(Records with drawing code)
•••

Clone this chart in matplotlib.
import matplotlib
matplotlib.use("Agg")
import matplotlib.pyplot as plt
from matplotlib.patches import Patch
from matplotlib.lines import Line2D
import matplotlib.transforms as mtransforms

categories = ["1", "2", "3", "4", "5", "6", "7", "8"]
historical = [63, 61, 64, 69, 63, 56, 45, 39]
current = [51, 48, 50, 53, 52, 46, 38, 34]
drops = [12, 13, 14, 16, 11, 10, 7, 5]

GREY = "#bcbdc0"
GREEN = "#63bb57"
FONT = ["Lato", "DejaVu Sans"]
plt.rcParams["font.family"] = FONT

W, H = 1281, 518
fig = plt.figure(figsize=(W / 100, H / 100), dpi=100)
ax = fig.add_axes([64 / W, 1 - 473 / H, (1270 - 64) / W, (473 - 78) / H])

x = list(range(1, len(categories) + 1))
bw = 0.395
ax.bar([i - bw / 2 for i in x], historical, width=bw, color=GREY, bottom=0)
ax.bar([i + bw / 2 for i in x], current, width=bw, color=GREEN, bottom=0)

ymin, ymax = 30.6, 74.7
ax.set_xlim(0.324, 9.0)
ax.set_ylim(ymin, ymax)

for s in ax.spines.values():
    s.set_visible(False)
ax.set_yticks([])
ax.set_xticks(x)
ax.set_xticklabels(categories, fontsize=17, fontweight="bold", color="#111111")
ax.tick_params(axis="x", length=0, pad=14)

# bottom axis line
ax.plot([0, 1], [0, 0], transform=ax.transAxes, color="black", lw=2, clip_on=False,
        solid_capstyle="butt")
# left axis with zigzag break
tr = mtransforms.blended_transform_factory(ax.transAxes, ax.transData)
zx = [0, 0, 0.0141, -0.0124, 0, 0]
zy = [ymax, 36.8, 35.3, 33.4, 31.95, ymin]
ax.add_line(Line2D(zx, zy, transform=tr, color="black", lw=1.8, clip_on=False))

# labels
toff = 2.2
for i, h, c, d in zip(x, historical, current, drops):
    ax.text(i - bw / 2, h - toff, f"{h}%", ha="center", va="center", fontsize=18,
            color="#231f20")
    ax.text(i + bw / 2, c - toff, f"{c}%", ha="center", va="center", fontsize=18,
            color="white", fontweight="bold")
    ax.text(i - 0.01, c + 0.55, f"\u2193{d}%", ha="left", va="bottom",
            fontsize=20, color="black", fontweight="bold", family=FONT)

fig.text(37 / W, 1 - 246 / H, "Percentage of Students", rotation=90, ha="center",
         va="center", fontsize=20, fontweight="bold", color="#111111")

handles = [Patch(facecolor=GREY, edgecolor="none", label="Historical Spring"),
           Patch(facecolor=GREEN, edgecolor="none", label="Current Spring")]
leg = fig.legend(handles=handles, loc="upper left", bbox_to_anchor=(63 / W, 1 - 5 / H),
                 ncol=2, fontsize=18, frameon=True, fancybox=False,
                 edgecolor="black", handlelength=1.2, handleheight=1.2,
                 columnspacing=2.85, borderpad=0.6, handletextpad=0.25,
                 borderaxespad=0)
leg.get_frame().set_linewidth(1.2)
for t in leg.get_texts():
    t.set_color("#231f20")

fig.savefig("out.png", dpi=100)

•••

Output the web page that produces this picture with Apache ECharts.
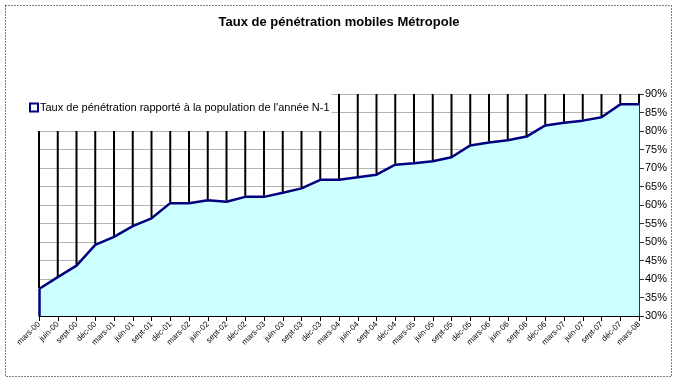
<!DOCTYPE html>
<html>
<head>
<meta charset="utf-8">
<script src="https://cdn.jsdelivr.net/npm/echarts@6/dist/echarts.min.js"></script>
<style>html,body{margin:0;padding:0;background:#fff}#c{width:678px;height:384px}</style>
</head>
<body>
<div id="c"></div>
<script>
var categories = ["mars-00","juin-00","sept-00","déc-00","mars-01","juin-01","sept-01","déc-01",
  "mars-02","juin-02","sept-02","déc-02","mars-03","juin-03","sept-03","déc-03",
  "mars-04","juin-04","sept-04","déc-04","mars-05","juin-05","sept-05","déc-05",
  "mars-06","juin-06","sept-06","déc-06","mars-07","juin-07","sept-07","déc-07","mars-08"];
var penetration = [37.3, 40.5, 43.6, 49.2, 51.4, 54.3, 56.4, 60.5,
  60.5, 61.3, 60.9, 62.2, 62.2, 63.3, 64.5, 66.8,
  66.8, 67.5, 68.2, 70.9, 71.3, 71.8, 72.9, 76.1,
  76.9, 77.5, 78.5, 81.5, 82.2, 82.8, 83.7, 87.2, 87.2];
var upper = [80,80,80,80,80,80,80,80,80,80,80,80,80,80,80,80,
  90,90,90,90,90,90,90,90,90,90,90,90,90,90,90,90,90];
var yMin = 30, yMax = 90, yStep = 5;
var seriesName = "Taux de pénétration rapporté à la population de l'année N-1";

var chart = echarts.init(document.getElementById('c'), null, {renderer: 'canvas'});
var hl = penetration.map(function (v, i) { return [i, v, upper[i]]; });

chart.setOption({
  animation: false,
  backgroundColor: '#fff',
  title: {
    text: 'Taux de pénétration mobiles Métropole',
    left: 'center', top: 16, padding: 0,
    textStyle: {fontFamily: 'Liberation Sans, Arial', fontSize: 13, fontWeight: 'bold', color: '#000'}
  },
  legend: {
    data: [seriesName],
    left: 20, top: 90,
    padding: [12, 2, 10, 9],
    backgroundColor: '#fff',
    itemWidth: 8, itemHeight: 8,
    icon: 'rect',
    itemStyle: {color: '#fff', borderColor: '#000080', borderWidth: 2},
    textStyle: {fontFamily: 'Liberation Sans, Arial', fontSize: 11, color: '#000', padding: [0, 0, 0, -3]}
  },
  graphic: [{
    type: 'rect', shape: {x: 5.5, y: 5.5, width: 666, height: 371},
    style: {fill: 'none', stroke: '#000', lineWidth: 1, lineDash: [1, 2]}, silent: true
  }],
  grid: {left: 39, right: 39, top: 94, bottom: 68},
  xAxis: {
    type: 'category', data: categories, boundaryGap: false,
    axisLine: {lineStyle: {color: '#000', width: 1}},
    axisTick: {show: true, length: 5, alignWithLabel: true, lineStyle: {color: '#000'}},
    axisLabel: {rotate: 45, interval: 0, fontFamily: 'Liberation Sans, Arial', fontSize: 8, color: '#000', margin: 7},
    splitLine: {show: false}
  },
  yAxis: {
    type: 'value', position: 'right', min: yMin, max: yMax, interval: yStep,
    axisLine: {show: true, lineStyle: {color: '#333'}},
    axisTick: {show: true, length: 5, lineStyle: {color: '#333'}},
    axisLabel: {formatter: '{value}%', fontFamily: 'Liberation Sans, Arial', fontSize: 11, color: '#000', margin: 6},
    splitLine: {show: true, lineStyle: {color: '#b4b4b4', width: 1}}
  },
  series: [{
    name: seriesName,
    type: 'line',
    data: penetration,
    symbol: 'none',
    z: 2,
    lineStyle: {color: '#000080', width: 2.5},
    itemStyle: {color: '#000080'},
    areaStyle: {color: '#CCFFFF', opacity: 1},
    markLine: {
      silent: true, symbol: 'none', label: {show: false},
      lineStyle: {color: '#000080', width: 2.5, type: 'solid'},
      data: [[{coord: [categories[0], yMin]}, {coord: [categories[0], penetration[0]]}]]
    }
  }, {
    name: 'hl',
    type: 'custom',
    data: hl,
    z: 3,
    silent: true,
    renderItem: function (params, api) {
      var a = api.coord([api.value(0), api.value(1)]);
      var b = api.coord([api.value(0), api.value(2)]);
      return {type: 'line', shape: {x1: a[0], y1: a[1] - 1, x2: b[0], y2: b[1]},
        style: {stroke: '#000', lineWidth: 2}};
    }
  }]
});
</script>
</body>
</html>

•••

Work instructions
Above this instruction are the records; retype exactly the lines from the one containing "Clone this chart in matplotlib." up to and including the one containing "import matplotlib.transforms as mtransforms".

Answer to this problem
Clone this chart in matplotlib.
import matplotlib
matplotlib.use("Agg")
import matplotlib.pyplot as plt
from matplotlib.patches import Patch
from matplotlib.lines import Line2D
import matplotlib.transforms as mtransforms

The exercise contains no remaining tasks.